Dem Europäischen Automobilherstellerverband zufolge stehen die Aussichten für die Autobauer, die Quote noch abzumildern, schlecht. „In China ist es ein und dieselbe Institution, die den Markt sowohl reguliert als auch die wettbewerblichen Anreize setzt. Auf der einen Seite setzt die Regierung die Regeln fest, an die sich die Autobauer halten müssen. Auf der anderen Seite ist sie auch verantwortlich dafür, die Rahmenbedingungen und Anreize für die Elektromobilität zu setzen.

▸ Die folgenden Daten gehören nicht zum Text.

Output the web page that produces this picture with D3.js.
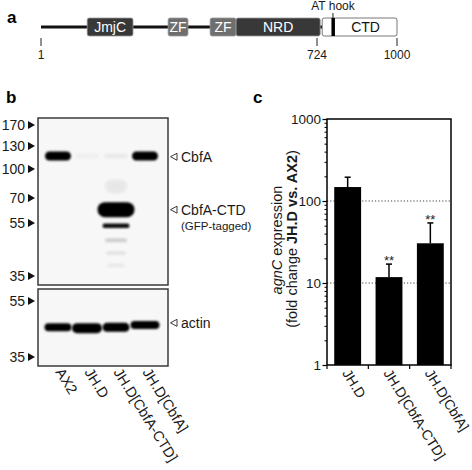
<!DOCTYPE html>
<meta charset="utf-8">
<style>
body { margin: 0; background: #fff; }
svg { display: block; font-family: "Liberation Sans", Arial, sans-serif; }
.lbl { font-size: 14px; fill: #1a1a1a; }
.panel { font-size: 17px; font-weight: bold; }
</style>
<svg width="472" height="470"></svg>
<script src="https://cdn.jsdelivr.net/npm/d3@7"></script>
<script>
// ---- panel a: CbfA domain map (residue numbers)
var domains = [
  {name: "JmjC", start: 122, end: 242, fill: "#383838"},
  {name: "ZF", start: 334, end: 386, fill: "#6e6e6e"},
  {name: "ZF", start: 444, end: 512, fill: "#6e6e6e"},
  {name: "NRD", start: 512, end: 735, fill: "#383838"},
  {name: "CTD", start: 742, end: 1000, fill: "#fff"}
];
var residueTicks = [1, 724, 1000];
var atHook = 779;

// ---- panel b: western blots
var lanes = ["AX2", "JH.D", "JH.D[CbfA-CTD]", "JH.D[CbfA]"];
var markersTop = [170, 130, 100, 70, 55, 35];
var markersBottom = [55, 35];
// lane, kDa, height, width, opacity
var bandsTop = [
  {lane: "AX2", kda: 117, h: 9, w: 26, o: 1},
  {lane: "JH.D[CbfA]", kda: 117, h: 9, w: 26, o: 1},
  {lane: "JH.D", kda: 117, h: 5, w: 24, o: 0.03},
  {lane: "JH.D[CbfA-CTD]", kda: 117, h: 5, w: 24, o: 0.05},
  {lane: "JH.D[CbfA-CTD]", kda: 82, h: 14, w: 22, o: 0.06},
  {lane: "JH.D[CbfA-CTD]", kda: 63, h: 15, w: 37, o: 1},
  {lane: "JH.D[CbfA-CTD]", kda: 54, h: 4.5, w: 27, o: 0.95},
  {lane: "JH.D[CbfA-CTD]", kda: 48.5, h: 3, w: 22, o: 0.22},
  {lane: "JH.D[CbfA-CTD]", kda: 43.7, h: 3, w: 20, o: 0.1},
  {lane: "JH.D[CbfA-CTD]", kda: 39, h: 3, w: 18, o: 0.07}
];
var bandsBottom = [
  {lane: "AX2", kda: 45.6, h: 8, w: 27, o: 1},
  {lane: "JH.D", kda: 45.3, h: 10, w: 30, o: 1},
  {lane: "JH.D[CbfA-CTD]", kda: 45.6, h: 9, w: 27, o: 1},
  {lane: "JH.D[CbfA]", kda: 46.4, h: 8, w: 29, o: 1}
];
var blotLabels = [
  {text: "CbfA", kda: 116, blot: "top"},
  {text: "CbfA-CTD", kda: 63, blot: "top"},
  {text: "actin", kda: 47.2, blot: "bottom"}
];

// ---- panel c: agnC expression
var strains = ["JH.D", "JH.D[CbfA-CTD]", "JH.D[CbfA]"];
var foldChange = [148, 11.8, 30.5];
var errors = [47, 5.2, 23.5];
var stars = ["", "**", "**"];
var yTicks = [1, 10, 100, 1000];
var gridLines = [10, 100];

var svg = d3.select("svg");

// ================= panel a
var ga = svg.append("g");
ga.append("text").attr("class", "panel").attr("x", 7).attr("y", 23).text("a");

var pos = d3.scaleLinear().domain([1, 724, 1000]).range([41, 317, 397]);
var bandY = 18, bandH = 18;

ga.append("line")
  .attr("x1", pos(1)).attr("x2", pos(742))
  .attr("y1", bandY + bandH / 2).attr("y2", bandY + bandH / 2)
  .attr("stroke", "#111").attr("stroke-width", 3);

var dom = ga.selectAll("g.dom").data(domains).enter().append("g").attr("class", "dom");
dom.append("rect")
  .attr("x", function(d) { return pos(d.start); })
  .attr("width", function(d) { return pos(d.end) - pos(d.start); })
  .attr("y", bandY).attr("height", bandH)
  .attr("rx", 2)
  .attr("fill", function(d) { return d.fill; })
  .attr("stroke", function(d) { return d.fill == "#fff" ? "#555" : "#999"; })
  .attr("stroke-width", 0.8);
dom.append("text")
  .attr("x", function(d) { return (pos(d.start) + pos(d.end)) / 2 + (d.name == "CTD" ? 6 : 0); })
  .attr("y", bandY + bandH / 2).attr("dy", "0.36em")
  .attr("text-anchor", "middle")
  .style("font-size", "14px")
  .attr("fill", function(d) { return d.fill == "#fff" ? "#111" : "#fff"; })
  .text(function(d) { return d.name; });

ga.append("rect")
  .attr("x", pos(atHook) - 1.5).attr("width", 3.5)
  .attr("y", bandY).attr("height", bandH).attr("fill", "#000");
ga.append("line")
  .attr("x1", pos(atHook)).attr("x2", pos(atHook))
  .attr("y1", 13).attr("y2", bandY)
  .attr("stroke", "#222").attr("stroke-width", 1);
ga.append("text").attr("x", pos(atHook)).attr("y", 10)
  .attr("text-anchor", "middle").style("font-size", "12px").attr("fill", "#1a1a1a")
  .text("AT hook");

var rt = ga.selectAll("g.rt").data(residueTicks).enter().append("g")
  .attr("transform", function(d) { return "translate(" + pos(d) + ",0)"; });
rt.append("line").attr("y1", 38).attr("y2", 46).attr("stroke", "#222");
rt.append("text").attr("y", 59).attr("text-anchor", "middle")
  .style("font-size", "12px").attr("fill", "#1a1a1a").text(function(d) { return d; });

// ================= panel b
var gb = svg.append("g");
gb.append("text").attr("class", "panel").attr("x", 6).attr("y", 103).text("b");

var defs = svg.append("defs");
defs.append("filter").attr("id", "blur").attr("x", "-30%").attr("y", "-80%")
  .attr("width", "160%").attr("height", "260%")
  .append("feGaussianBlur").attr("stdDeviation", 0.9);
defs.append("filter").attr("id", "blur2").attr("x", "-30%").attr("y", "-80%")
  .attr("width", "160%").attr("height", "260%")
  .append("feGaussianBlur").attr("stdDeviation", 1.6);

var laneX = d3.scalePoint().domain(lanes).range([58, 145]);
// gel migration, calibrated on the ladder
var kdaTop = d3.scaleLinear().domain(markersTop).range([125, 146, 169, 198, 223, 276]);
var kdaBottom = d3.scaleLinear().domain(markersBottom).range([301, 357]);

function drawBlot(y0, y1, markers, scale, bands) {
  gb.append("rect").attr("x", 38).attr("y", y0).attr("width", 130).attr("height", y1 - y0)
    .attr("fill", "#f7f7f7").attr("stroke", "#3a3a3a").attr("stroke-width", 1.5);
  var clipId = "clip" + y0;
  defs.append("clipPath").attr("id", clipId).append("rect")
    .attr("x", 39).attr("y", y0 + 1).attr("width", 128).attr("height", y1 - y0 - 2);
  var gBands = gb.append("g").attr("clip-path", "url(#" + clipId + ")");
  gBands.selectAll("rect").data(bands).enter().append("rect")
    .attr("x", function(d) { return laneX(d.lane) - d.w / 2; })
    .attr("y", function(d) { return scale(d.kda) - d.h / 2; })
    .attr("width", function(d) { return d.w; })
    .attr("height", function(d) { return d.h; })
    .attr("rx", function(d) { return d.h / 2; })
    .attr("fill", "#000")
    .attr("opacity", function(d) { return d.o; })
    .attr("filter", function(d) { return d.o < 0.5 ? "url(#blur2)" : "url(#blur)"; });

  var m = gb.selectAll(null).data(markers).enter().append("g")
    .attr("transform", function(d) { return "translate(0," + scale(d) + ")"; });
  m.append("text").attr("class", "lbl").attr("x", 25).attr("dy", "0.36em")
    .attr("text-anchor", "end").text(function(d) { return d; });
  m.append("path").attr("d", "M28,-4L35,0L28,4Z").attr("fill", "#111");
}
drawBlot(118, 285, markersTop, kdaTop, bandsTop);
drawBlot(289, 366, markersBottom, kdaBottom, bandsBottom);

var bl = gb.selectAll(null).data(blotLabels).enter().append("g")
  .attr("transform", function(d) {
    var s = d.blot == "top" ? kdaTop : kdaBottom;
    return "translate(0," + s(d.kda) + ")";
  });
bl.append("path").attr("d", "M170.5,0L177,-3.5L177,3.5Z")
  .attr("fill", "none").attr("stroke", "#222").attr("stroke-width", 0.9);
bl.append("text").attr("class", "lbl").attr("x", 181).attr("dy", "0.36em")
  .text(function(d) { return d.text; });
gb.append("text").attr("x", 181).attr("y", kdaTop(63) + 20)
  .style("font-size", "11.5px").attr("fill", "#1a1a1a").text("(GFP-tagged)");

gb.selectAll(null).data(lanes).enter().append("text")
  .attr("class", "lbl").style("font-size", "14.5px")
  .attr("transform", function(d) { return "translate(" + (laneX(d) - 3) + ",372) rotate(58)"; })
  .text(function(d) { return d; });

// ================= panel c
var gc = svg.append("g");
gc.append("text").attr("class", "panel").attr("x", 253).attr("y", 103).text("c");

var plotL = 327, plotR = 451, plotT = 119, plotB = 365;
var x = d3.scaleBand().domain(strains).range([plotL, plotR])
  .paddingInner(0.35).paddingOuter(0.175);
var y = d3.scaleLog().domain([1, 1000]).range([plotB, plotT]);

gc.selectAll("line.grid").data(gridLines).enter().append("line")
  .attr("x1", plotL).attr("x2", plotR)
  .attr("y1", function(d) { return y(d); }).attr("y2", function(d) { return y(d); })
  .attr("stroke", "#444").attr("stroke-width", 1).attr("stroke-dasharray", "1.2,2");

gc.selectAll("rect.bar").data(strains).enter().append("rect")
  .attr("x", function(d) { return x(d); })
  .attr("width", x.bandwidth())
  .attr("y", function(d, i) { return y(foldChange[i]); })
  .attr("height", function(d, i) { return plotB - y(foldChange[i]); })
  .attr("fill", "#000");

var eb = gc.selectAll("g.err").data(strains).enter().append("g")
  .attr("transform", function(d) { return "translate(" + (x(d) + x.bandwidth() / 2) + ",0)"; });
eb.append("line")
  .attr("y1", function(d, i) { return y(foldChange[i]); })
  .attr("y2", function(d, i) { return y(foldChange[i] + errors[i]); })
  .attr("stroke", "#000").attr("stroke-width", 1.5);
eb.append("line").attr("x1", -3).attr("x2", 3)
  .attr("y1", function(d, i) { return y(foldChange[i] + errors[i]); })
  .attr("y2", function(d, i) { return y(foldChange[i] + errors[i]); })
  .attr("stroke", "#000").attr("stroke-width", 1.5);
eb.append("text")
  .attr("y", function(d, i) { return y(foldChange[i] + errors[i]) + 1; })
  .attr("text-anchor", "middle").style("font-size", "13px").attr("fill", "#222")
  .text(function(d, i) { return stars[i]; });

// frame
gc.append("rect").attr("x", plotL).attr("y", plotT)
  .attr("width", plotR - plotL).attr("height", plotB - plotT)
  .attr("fill", "none").attr("stroke", "#000").attr("stroke-width", 1.5);

// left axis
var minor = y.ticks().filter(function(t) { return yTicks.indexOf(t) < 0; });
gc.append("g").attr("transform", "translate(" + plotL + ",0)")
  .call(d3.axisLeft(y).tickValues(minor).tickSize(2.5).tickFormat(""))
  .call(function(g) { g.select(".domain").remove(); });
var ay = gc.append("g").attr("transform", "translate(" + plotL + ",0)")
  .call(d3.axisLeft(y).tickValues(yTicks).tickSize(4.5).tickPadding(1.5).tickFormat(d3.format("d")));
ay.select(".domain").remove();
ay.selectAll("line").attr("stroke-width", 1.2);
ay.selectAll("text").attr("class", "lbl").style("font-size", "13.5px")
  .attr("font-family", null);

// bottom ticks at category boundaries
var bounds = d3.range(strains.length + 1).map(function(i) { return plotL + i * x.step(); });
gc.selectAll("line.xt").data(bounds).enter().append("line")
  .attr("x1", function(d) { return d; }).attr("x2", function(d) { return d; })
  .attr("y1", plotB).attr("y2", plotB + 4)
  .attr("stroke", "#000").attr("stroke-width", 1.2);

gc.selectAll("text.cat").data(strains).enter().append("text")
  .attr("class", "lbl").style("font-size", "14px")
  .attr("transform", function(d) { return "translate(" + (x(d) + x.bandwidth() / 2 - 6) + ",373) rotate(58)"; })
  .text(function(d) { return d; });

// y title
var yt = gc.append("text").attr("class", "lbl").style("font-size", "14.5px").attr("text-anchor", "middle")
  .attr("transform", "translate(282,240) rotate(-90)");
yt.append("tspan").attr("font-style", "italic").text("agnC");
yt.append("tspan").text(" expression");
var yt2 = gc.append("text").attr("class", "lbl").style("font-size", "14.5px").attr("text-anchor", "middle")
  .attr("transform", "translate(297,239) rotate(-90)");
yt2.append("tspan").text("(fold change ");
yt2.append("tspan").attr("font-weight", "bold").text("JH.D vs. AX2");
yt2.append("tspan").text(")");
</script>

Sowohl Zuckerbrot als auch Peitsche werden so von einer Behörde kontrolliert“, heißt es in der Stellungnahme des Verbandes.
In der Europäischen Union hingegen werden die Rahmenbedingungen und Anreize von den 28 Mitgliedsstaaten gesetzt und die EU-Kommission möchte derzeit keine EU-weite Quote einführen. „Wir unterscheiden nicht zwischen verschiedenen Antriebstechnologien“, sagte Kommissionsprecherin Mina Andreeva im August. Auch der Europäische Automobilherstellerverband ist gegen eine verbindliche Quote.

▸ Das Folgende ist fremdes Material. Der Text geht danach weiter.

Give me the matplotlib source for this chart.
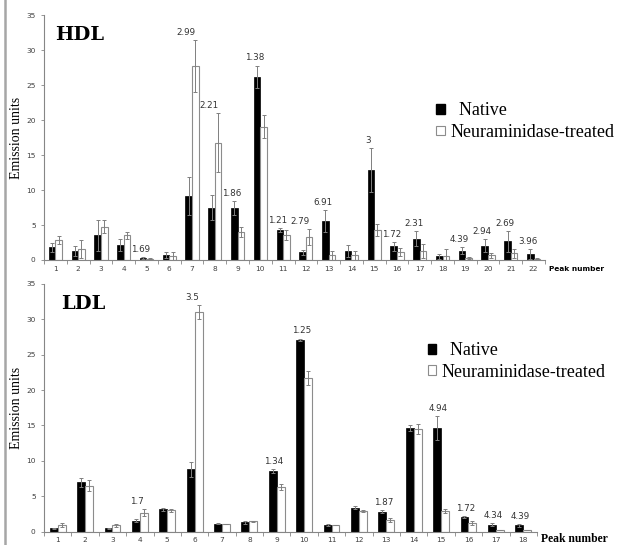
import numpy as np
import matplotlib.pyplot as plt
from matplotlib.patches import Patch
from matplotlib.lines import Line2D

# HDL panel values (peaks 1..22)
hdl_native = [1.8, 1.25, 3.5, 2.15, 0.3, 0.7, 9.15, 7.5, 7.4, 26.2, 4.25, 1.1,
              5.6, 1.25, 12.85, 1.95, 3.05, 0.5, 1.35, 2.05, 2.65, 0.85]
hdl_native_err = [0.6, 0.75, 2.15, 0.8, 0.1, 0.4, 2.7, 1.8, 1.0, 1.6, 0.3, 0.35,
                  1.55, 0.85, 3.15, 0.6, 1.1, 0.3, 0.5, 0.95, 1.5, 0.65]
hdl_treated = [2.85, 1.55, 4.75, 3.5, 0.2, 0.5, 27.7, 16.8, 3.95, 19.05, 3.55, 3.25,
               0.65, 0.65, 4.25, 1.1, 1.3, 0.5, 0.3, 0.65, 0.95, 0.2]
hdl_treated_err = [0.55, 1.3, 0.9, 0.5, 0.1, 0.6, 3.7, 4.2, 0.7, 1.65, 0.7, 1.15,
                   0.6, 0.6, 0.85, 0.55, 0.95, 1.0, 0.1, 0.3, 0.6, 0.1]
hdl_label_peaks = [5, 7, 8, 9, 10, 11, 12, 13, 15, 16, 17, 19, 20, 21, 22]
hdl_label_text = ["1.69", "2.99", "2.21", "1.86", "1.38", "1.21", "2.79", "6.91",
                  "3", "1.72", "2.31", "4.39", "2.94", "2.69", "3.96"]

# LDL panel values (peaks 1..18)
ldl_native = [0.5, 6.95, 0.5, 1.55, 3.15, 8.8, 1.15, 1.3, 8.55, 27.05, 0.95, 3.4,
              2.85, 14.6, 14.6, 2.1, 1.0, 0.9]
ldl_native_err = [0.05, 0.6, 0.05, 0.25, 0.2, 1.1, 0.1, 0.2, 0.3, 0.2, 0.1, 0.25,
                  0.25, 0.4, 1.7, 0.1, 0.25, 0.2]
ldl_treated = [0.9, 6.5, 0.9, 2.7, 3.05, 31.0, 1.1, 1.45, 6.3, 21.75, 0.95, 2.95,
               1.6, 14.5, 2.95, 1.25, 0.25, 0.25]
ldl_treated_err = [0.3, 0.8, 0.25, 0.45, 0.2, 1.0, 0.05, 0.1, 0.45, 1.0, 0.05, 0.15,
                   0.3, 0.75, 0.3, 0.3, 0.05, 0.05]
ldl_label_peaks = [4, 6, 9, 10, 13, 15, 16, 17, 18]
ldl_label_text = ["1.7", "3.5", "1.34", "1.25", "1.87", "4.94", "1.72", "4.34", "4.39"]

SERIF = 'Liberation Serif'
GRAY = '#868686'


def draw_panel(ax, native, native_err, treated, treated_err, peaks, texts,
               title, title_x, lab_dx):
    n = len(native)
    x = np.arange(1, n + 1)
    w = 0.29
    ekw = dict(ecolor='#7f7f7f', elinewidth=0.7, capsize=1.6, capthick=0.7)
    ax.bar(x - w / 2, native, w, color='black', edgecolor='black', linewidth=0.5,
           yerr=native_err, error_kw=ekw)
    ax.bar(x + w / 2, treated, w, color='white', edgecolor='#8c8c8c', linewidth=0.8,
           yerr=treated_err, error_kw=ekw)

    # value labels above each group
    for p, t in zip(peaks, texts):
        i = p - 1
        top = max(native[i] + native_err[i], treated[i] + treated_err[i])
        ax.text(p + lab_dx, top + 0.45, t, ha='center', va='bottom',
                fontsize=6.3, color='#333333', family='DejaVu Sans')

    ax.set_xlim(0.5, n + 0.5)
    ax.set_ylim(0, 35)
    ax.set_yticks(range(0, 36, 5))
    ax.set_xticks(x)
    ax.set_xticks(np.arange(0.5, n + 1, 1), minor=True)
    ax.tick_params(axis='x', which='major', length=0, labelsize=5.3,
                   labelcolor='#404040', pad=4)
    ax.tick_params(axis='x', which='minor', length=3, color=GRAY, width=0.6)
    ax.tick_params(axis='y', length=2.5, color=GRAY, width=0.6, labelsize=5.3,
                   labelcolor='#404040', pad=3.5)
    for s in ['top', 'right']:
        ax.spines[s].set_visible(False)
    for s in ['left', 'bottom']:
        ax.spines[s].set_color(GRAY)
        ax.spines[s].set_linewidth(0.8)
    ax.set_ylabel('Emission units', family=SERIF, fontsize=10)
    ax.yaxis.set_label_coords(-21 / (ax.get_position().width * 620), 0.5)
    ax.text(title_x, 0.955, title, transform=ax.transAxes, family='DejaVu Serif',
            fontweight='bold', fontsize=14, va='top', ha='left')


fig = plt.figure(figsize=(6.2, 5.45), dpi=100)

ax1 = fig.add_axes([0.071, 0.523, 0.808, 0.449])
draw_panel(ax1, hdl_native, hdl_native_err, hdl_treated, hdl_treated_err,
           hdl_label_peaks, hdl_label_text, 'HDL', 0.023, -0.25)
ax1.text(1.008, -0.025, 'Peak number', transform=ax1.transAxes, fontsize=5.3,
         fontweight='bold', va='top', ha='left', family='DejaVu Sans')

ax2 = fig.add_axes([0.071, 0.0244, 0.795, 0.455])
draw_panel(ax2, ldl_native, ldl_native_err, ldl_treated, ldl_treated_err,
           ldl_label_peaks, ldl_label_text, 'LDL', 0.035, -0.1)
ax2.text(1.008, -0.004, 'Peak number', transform=ax2.transAxes, fontsize=8.4,
         fontweight='bold', va='top', ha='left', family=SERIF)

handles = [Patch(facecolor='black', edgecolor='black'),
           Patch(facecolor='white', edgecolor='#8c8c8c', linewidth=0.8)]
labels = ['  Native', 'Neuraminidase-treated']
for ax, anchor in [(ax1, (0.704, 0.812)), (ax2, (0.690, 0.372))]:
    ax.legend(handles, labels, loc='upper left', bbox_to_anchor=anchor,
              bbox_transform=fig.transFigure, frameon=False,
              prop={'family': SERIF, 'size': 13}, handlelength=0.45,
              handleheight=0.45, handletextpad=0.3, labelspacing=0.25,
              borderaxespad=0, borderpad=0)

# gray frame line on the left edge
fig.add_artist(Line2D([0.008, 0.008], [0, 1], transform=fig.transFigure,
                      color='#a6a6a6', linewidth=1.8))

fig.savefig('out.png', dpi=100)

Dudenhöffer sieht in der Quote Chinas eine gute Maßnahme, um der Elektromobilität auch in Europa zum Durchbruch zu verhelfen. „Absolut ja. Die Quote gibt Berechenbarkeit. Was will ein Investor mehr als ein klares Bild für die Zukunft. Mit der Quote kann doch jeder den Marktbedarf und seine Investitionen vernünftig kalkulieren. So wie es in Deutschland läuft ist es ein Lotteriespiel, bei dem dann Politiker vor irgendwelchen Wahlen irgendwelche, wenig verlässliche, vollmundeigen Ankündigungen machen. Das ist das Schlimmste, was einem Investor passieren kann. Wenn man den Umstieg der Mobilität will, dann muss man auch Termine und Daten dahinter setzen. Sonst bleiben nur Investitionsruinen übrig. Also, die Chinesen werden das Rennen um die Elektromobilität gewinnen, weil sie es professionell – sprich mit planbaren Parametern – also der Quote – unterfüttern.“
Einem aktuellen Bericht des Verbandes zufolge entfielen im ersten Halbjahr 2017 etwa 1,2 Prozent aller Autoverkäufe in der EU auf elektrisch aufladbare Fahrzeuge – was auch Hybridautos miteinschließt.